Boutique vendor Padova Technologies offers customized supporting products for HPC environments. Along with the company’s HPC cluster and supercomputing products, Padova markets its enterprise SAN, redundant array of independent disks (RAID) and storage systems. At the top of Padova’s storage pinnacle is the Infortrend ESVA Enterprise Storage product line, which incorporates Fibre Channel and iSCSI SAN connectivity. However, Padova’s top contribution to the HPC market comes from the company’s N-series of servers and cluster solutions, which incorporate high-speed local storage to accelerate HPC tasks.
HPC storage vendor Panasas has made a name for itself with its Activestor line of products.
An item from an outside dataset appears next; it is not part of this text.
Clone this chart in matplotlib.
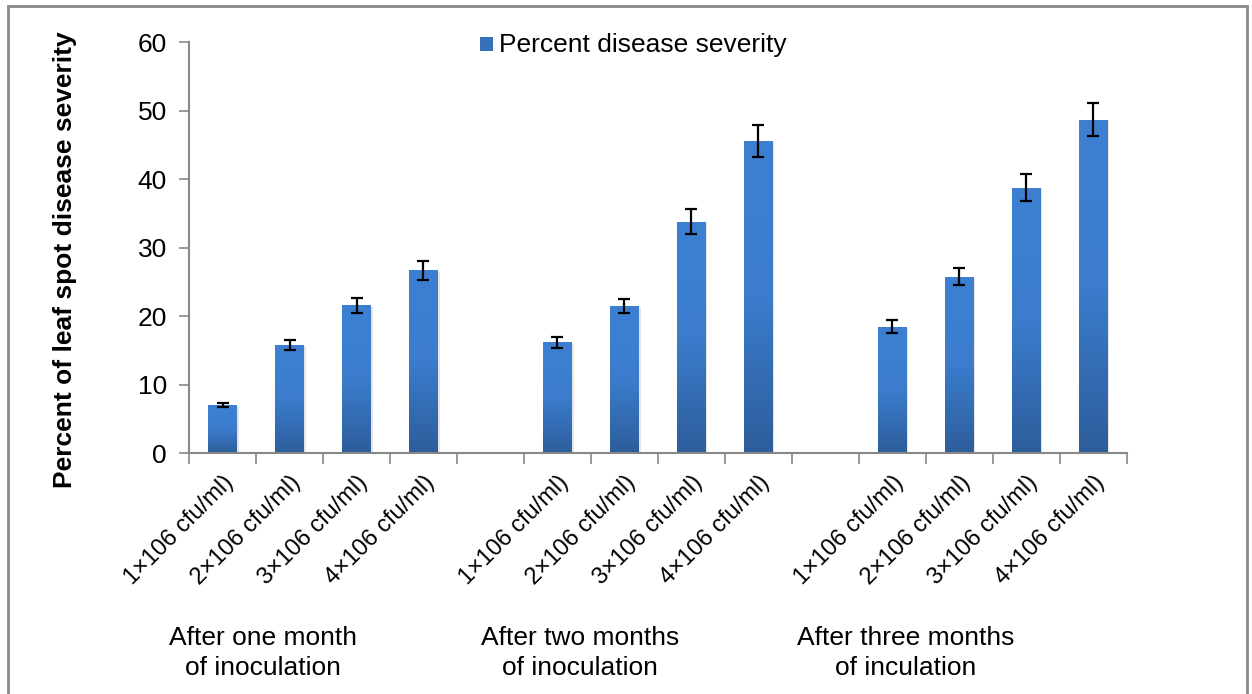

Activestor offers multiple shelf configurations that provide as much as 168GB of cache per shelf, and address as much as 83TB per shelf. The shelves are also available as customized implementations, tuned for a given HPC environment. The company offers its PanFS operating system, which enables high-speed, parallel access to a single file system via DirectFlow, NFS and CIFS protocols.
A well-known name in personal computing storage, Western Digital recently shipped its first rack-mount storage system. The WD Sentinel RX4100 is a 1U rack-mount storage server targeted at smaller businesses. It promises simplified connectivity, automated back-up and restore, and collaboration via its “on-premise cloud storage” accessibility. The Sentinel RX4100 comes in 8TB, 12TB and 16 TB configurations with pre-installed Western Digital hard drives that are factory configured in RAID 5.
Of course, the vendors mentioned here are only a sample of what is becoming a large market segment. After all, fast storage systems are needed by more than just the HPC environments of the world, especially with the growth of cloud services, virtualized data centers and virtual desktop infrastructures, all of which need speed, economy, scale and ultimately—reliability.